Colorful hair can be exhilarating, but after the blue begins to fade to a murky green, or you've become tired of scrubbing your shower to try to clean up what looks like a massacre of unicorns each time you wash your hair, you may be ready for a change.
While color dyes such as Manic Panic or Punky Color are semi-permanent and fade with each wash, be it that you're ready to move from blue to purple, are tired of the upkeep or wish to blend in again with a natural hair color, that blue hair color may not be fading fast enough.
If a pricy salon visit is out of your budget, are there any at-home methods of color hair dye removal that actually work? It turns out, yes: But there's a bit of a catch.
Method: Dandruff shampoo and baking soda
When soliciting Google for wisdom on how to remove blue dyes, one of the first suggested methods is combining dandruff shampoo with baking soda. Dandruff shampoos have a higher pH level, and baking soda is a natural bleach, so (theoretically) the combination of the two works wonders at lightening stubborn dyes.
Writer Ivy St. Ive, who has worked as a hair model and had her hair dyed every shade of the rainbow, tested out this method after being left with purplish black hair upon dying her hair at home. While it took a while, she says dandruff shampoo and baking soda worked to help lighten the color. "I mixed two tablespoons into a small bottle of Head and Shoulders and washed every day. I'd say it lightened up in three or four months, enough to the point where my brown roots weren't noticeable," she said in a phone interview.
Beauty blogger Emmy Geraghty of That Cheap Bitch also saw success with this method. "The way [removing Manic Panic] that worked the best was the dandruff shampoo mixed with baking soda. It's pretty hard on your hair, so make sure to use a super conditioning conditioner afterwards," she said in a phone interview.
Method: Color Oops
If using what you have at home to remove color has not impressed you, it may be tempting to spend $14 on a product like Color Oops, which claims to "take you back to your original color."
However, according to New York City-based hairstylist Hayleigh Hatcher, who previously shared advice with Mic on how to seamlessly transition between unnatural hair dyes, products like this aren't worth your time or money.
"Products like Color Oops will certainly have an affect on your hair's tone... it's just not a good one!" Hatcher wrote via email. "Every strand of hair is made of three parts: roots, mid-shaft and ends. Each section of each strand is very different from the next. The porosity, density and strength differs which causes a different reaction throughout the strand to products and treatments. This leads to an uneven, spotty, or stripy, look."
Method: Lemon juice
As you may remember from sunbathing in high school, lemon juice is supposed to lighten your hair, and thus also lift dye from hair. While it's another method that is cheap and easy, as Ivy puts it, this method may be as ineffective at delivering results as when you tried to smoke oregano in 10th grade.
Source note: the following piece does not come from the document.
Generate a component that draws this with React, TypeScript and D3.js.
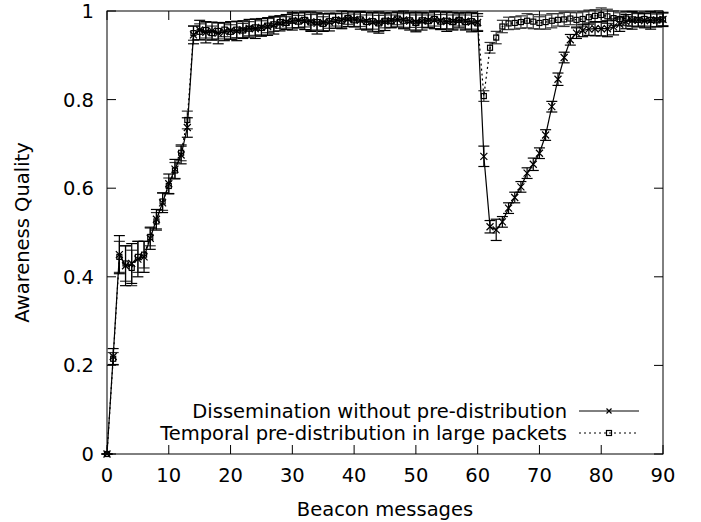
import React from "react";
import * as d3 from "d3";

// x = beacon message index 0..90
const series1Name = "Dissemination without pre-distribution";
const series2Name = "Temporal pre-distribution in large packets";

const s1: number[] = [
  0, 0.22, 0.45, 0.425, 0.43, 0.44, 0.445, 0.487, 0.53, 0.567,
  0.61, 0.643, 0.675, 0.737, 0.946, 0.957, 0.952, 0.955, 0.95, 0.953,
  0.956, 0.955, 0.958, 0.961, 0.96, 0.963, 0.965, 0.968, 0.972, 0.975,
  0.977, 0.979, 0.978, 0.976, 0.972, 0.974, 0.975, 0.978, 0.98, 0.982,
  0.981, 0.979, 0.977, 0.975, 0.974, 0.976, 0.979, 0.981, 0.98, 0.977,
  0.975, 0.977, 0.979, 0.98, 0.978, 0.976, 0.977, 0.979, 0.977, 0.975,
  0.974, 0.672, 0.513, 0.506, 0.524, 0.555, 0.579, 0.603, 0.634, 0.654,
  0.679, 0.72, 0.784, 0.846, 0.895, 0.935, 0.95, 0.956, 0.959, 0.96,
  0.96, 0.96, 0.964, 0.97, 0.976, 0.979, 0.98, 0.978, 0.979, 0.98,
  0.981,
];

const e1: number[] = [
  0, 0.018, 0.043, 0.045, 0.045, 0.04, 0.035, 0.025, 0.022, 0.022,
  0.022, 0.022, 0.02, 0.022, 0.02, 0.022, 0.024, 0.02, 0.024, 0.02,
  0.02, 0.022, 0.02, 0.02, 0.022, 0.02, 0.02, 0.02, 0.017, 0.017,
  0.02, 0.017, 0.02, 0.022, 0.024, 0.02, 0.02, 0.017, 0.02, 0.017,
  0.017, 0.02, 0.02, 0.022, 0.024, 0.02, 0.017, 0.017, 0.02, 0.02,
  0.022, 0.02, 0.017, 0.02, 0.02, 0.022, 0.02, 0.017, 0.02, 0.022,
  0.02, 0.023, 0.014, 0.024, 0.012, 0.012, 0.012, 0.012, 0.012, 0.014,
  0.012, 0.012, 0.012, 0.014, 0.012, 0.012, 0.012, 0.014, 0.014, 0.016,
  0.016, 0.018, 0.018, 0.016, 0.016, 0.02, 0.016, 0.016, 0.02, 0.016,
  0.016,
];

const s2: number[] = [
  0, 0.215, 0.445, 0.43, 0.42, 0.445, 0.45, 0.49, 0.525, 0.57,
  0.605, 0.64, 0.68, 0.754, 0.95, 0.953, 0.957, 0.95, 0.955, 0.958,
  0.953, 0.958, 0.956, 0.96, 0.963, 0.962, 0.967, 0.97, 0.975, 0.973,
  0.978, 0.976, 0.98, 0.974, 0.975, 0.971, 0.977, 0.98, 0.978, 0.984,
  0.979, 0.981, 0.975, 0.977, 0.972, 0.978, 0.977, 0.983, 0.978, 0.979,
  0.973, 0.979, 0.977, 0.982, 0.976, 0.978, 0.975, 0.98, 0.975, 0.977,
  0.972, 0.808, 0.917, 0.94, 0.965, 0.972, 0.973, 0.975, 0.978, 0.976,
  0.973, 0.975, 0.978, 0.98, 0.981, 0.983, 0.98, 0.982, 0.986, 0.989,
  0.991, 0.988, 0.984, 0.982, 0.983, 0.981, 0.98, 0.982, 0.98, 0.979,
  0.981,
];

const e2: number[] = [
  0, 0.014, 0.035, 0.04, 0.04, 0.035, 0.03, 0.02, 0.02, 0.02,
  0.018, 0.018, 0.018, 0.02, 0.016, 0.018, 0.018, 0.016, 0.018, 0.016,
  0.016, 0.018, 0.016, 0.016, 0.018, 0.016, 0.016, 0.016, 0.014, 0.014,
  0.016, 0.014, 0.016, 0.018, 0.018, 0.016, 0.016, 0.014, 0.016, 0.014,
  0.014, 0.016, 0.016, 0.018, 0.018, 0.016, 0.014, 0.014, 0.016, 0.016,
  0.018, 0.016, 0.014, 0.016, 0.016, 0.018, 0.016, 0.014, 0.016, 0.018,
  0.016, 0.012, 0.012, 0.014, 0.014, 0.014, 0.014, 0.014, 0.016, 0.016,
  0.014, 0.016, 0.016, 0.014, 0.016, 0.014, 0.016, 0.016, 0.016, 0.014,
  0.016, 0.016, 0.016, 0.014, 0.016, 0.016, 0.014, 0.016, 0.016, 0.014,
  0.014,
];

const xTicks: number[] = [0, 10, 20, 30, 40, 50, 60, 70, 80, 90];
const yTicks: number[] = [0, 0.2, 0.4, 0.6, 0.8, 1];

const W = 701;
const H = 522;
const L = 107;
const R = 663;
const T = 11;
const B = 454;
const FONT = "'DejaVu Sans', sans-serif";
const FS = 19.5;

export default function App() {
  const x = d3.scaleLinear().domain([0, 90]).range([L, R]);
  const y = d3.scaleLinear().domain([0, 1]).range([B, T]);
  const line = d3
    .line<number>()
    .x((_, i) => x(i))
    .y((d) => y(d));

  const cap = 5.5;
  const tickLen = 9;
  const sw = 1.2;

  const errBars = (vals: number[], errs: number[], color: string, key: string) =>
    vals.map((v, i) => {
      const cx = x(i);
      const y1 = y(v - errs[i]);
      const y2 = y(v + errs[i]);
      return (
        <g key={key + i} stroke={color} strokeWidth={sw} fill="none">
          <line x1={cx} x2={cx} y1={y1} y2={y2} />
          <line x1={cx - cap} x2={cx + cap} y1={y1} y2={y1} />
          <line x1={cx - cap} x2={cx + cap} y1={y2} y2={y2} />
        </g>
      );
    });

  const cross = (cx: number, cy: number, k: string, s = 3.5) => (
    <path
      key={k}
      d={`M${cx - s},${cy - s}L${cx + s},${cy + s}M${cx - s},${cy + s}L${cx + s},${cy - s}`}
      stroke="#000"
      strokeWidth={sw}
      fill="none"
    />
  );
  const square = (cx: number, cy: number, k: string) => (
    <rect
      key={k}
      x={cx - 2.5}
      y={cy - 2.5}
      width={5}
      height={5}
      stroke="#000"
      strokeWidth={sw}
      fill="none"
    />
  );

  return (
    <svg
      width={W}
      height={H}
      style={{ position: "absolute", left: 0, top: 0, background: "#fff" }}
      fontFamily={FONT}
    >
      <rect x={0} y={0} width={W} height={H} fill="#fff" />
      {/* ticks */}
      <g stroke="#000" strokeWidth={1}>
        {xTicks.map((t) => (
          <g key={"xt" + t}>
            <line x1={x(t)} x2={x(t)} y1={B} y2={B - tickLen} />
            <line x1={x(t)} x2={x(t)} y1={T} y2={T + tickLen} />
          </g>
        ))}
        {yTicks.map((t) => (
          <g key={"yt" + t}>
            <line x1={L} x2={L + tickLen} y1={y(t)} y2={y(t)} />
            <line x1={R} x2={R - tickLen} y1={y(t)} y2={y(t)} />
          </g>
        ))}
      </g>
      {/* tick labels */}
      <g fontSize={FS} fill="#000">
        {xTicks.map((t) => (
          <text key={"xl" + t} x={x(t)} y={482} textAnchor="middle">
            {t}
          </text>
        ))}
        {yTicks.map((t) => (
          <text key={"yl" + t} x={94} y={y(t)} dy="0.36em" textAnchor="end">
            {t}
          </text>
        ))}
      </g>
      <text x={(L + R) / 2} y={516} fontSize={FS} textAnchor="middle">
        Beacon messages
      </text>
      <text
        transform={`translate(29,${(T + B) / 2}) rotate(-90)`}
        fontSize={FS}
        textAnchor="middle"
      >
        Awareness Quality
      </text>

      {/* series 2 */}
      {errBars(s2, e2, "#333", "e2")}
      <path d={line(s2) || ""} fill="none" stroke="#000" strokeWidth={sw} strokeDasharray="2,3" />
      {s2.map((v, i) => square(x(i), y(v), "m2" + i))}

      {/* series 1 */}
      {errBars(s1, e1, "#000", "e1")}
      <path d={line(s1) || ""} fill="none" stroke="#000" strokeWidth={sw} />
      {s1.map((v, i) => cross(x(i), y(v), "m1" + i))}

      {/* legend */}
      <g fontSize={FS}>
        <text x={567} y={411} dy="0.36em" textAnchor="end">
          {series1Name}
        </text>
        <line x1={579} x2={639} y1={411} y2={411} stroke="#000" strokeWidth={1} />
        {cross(609, 411, "lg1", 2.5)}
        <text x={567} y={433} dy="0.36em" textAnchor="end">
          {series2Name}
        </text>
        <line x1={579} x2={639} y1={433} y2={433} stroke="#000" strokeWidth={1} strokeDasharray="2,3" />
        {square(609, 433, "lg2")}
      </g>

      {/* frame */}
      <rect x={L} y={T} width={R - L} height={B - T} fill="none" stroke="#000" strokeWidth={1} />
    </svg>
  );
}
"I'm thoroughly unconvinced of the efficacy of that," she said. Hatcher confirmed that similar to dandruff shampoo and baking soda, while this may lightly lighten your hair, it's not strong enough to make a real difference.
Method: Vitamin C powder
Rather than mess with lemons, many beauty bloggers report going straight to vitamin C to remove color, by mashing up vitamin C tablets with shampoo. As Christina Seimenis explained in xoVain (where she detailed her experience trying the method to remove pink hair dye), the crushed up vitamin C should open up your hair cuticle just as lemon juice can.
"It definitely did lift some of the color, but I wasn't that impressed with the results," Seimenis said in an email. "If you need to lift color really quickly and effectively, I'd pass on that and go for something stronger, like a bleach bath."
The professional agreed. "Removing hair color at home is a dicey situation. While methods like vitamin C powder contain acids that may fade or strip down the color, they lack the strength to fully combat the situation," Hatcher said.
Method: Soap cap/bleach bath
A soap cap, also referred to as a bleach bath, involves mixing shampoo with bleach, and allowing it to sit on your hair under a cap for 20 minutes or so as your hair lightens. However, while less harsh than an undiluted bleach kit, trying bleach at home is still a precarious operation.
"The most effective way to remove hair color is a "soap cap," a mixture of shampoo and bleach," Hatcher said. "[However] what makes the soap cap so effective is the professional applying it. This should not be done at home."
The takeaway: Baking soda mixed with dandruff shampoo or adding vitamin C powder to your shampoo can lighten color — but don't expect it to remove all the dye in one sitting. Both methods take time and patience to remove color, and can be drying, so stock up on a nourishing conditioner. For instant results you may be doomed to bleach, and unless you're well-practiced in the art of at-home hair bleaching, if you need that purple out tomorrow — the salon splurge might be worth it.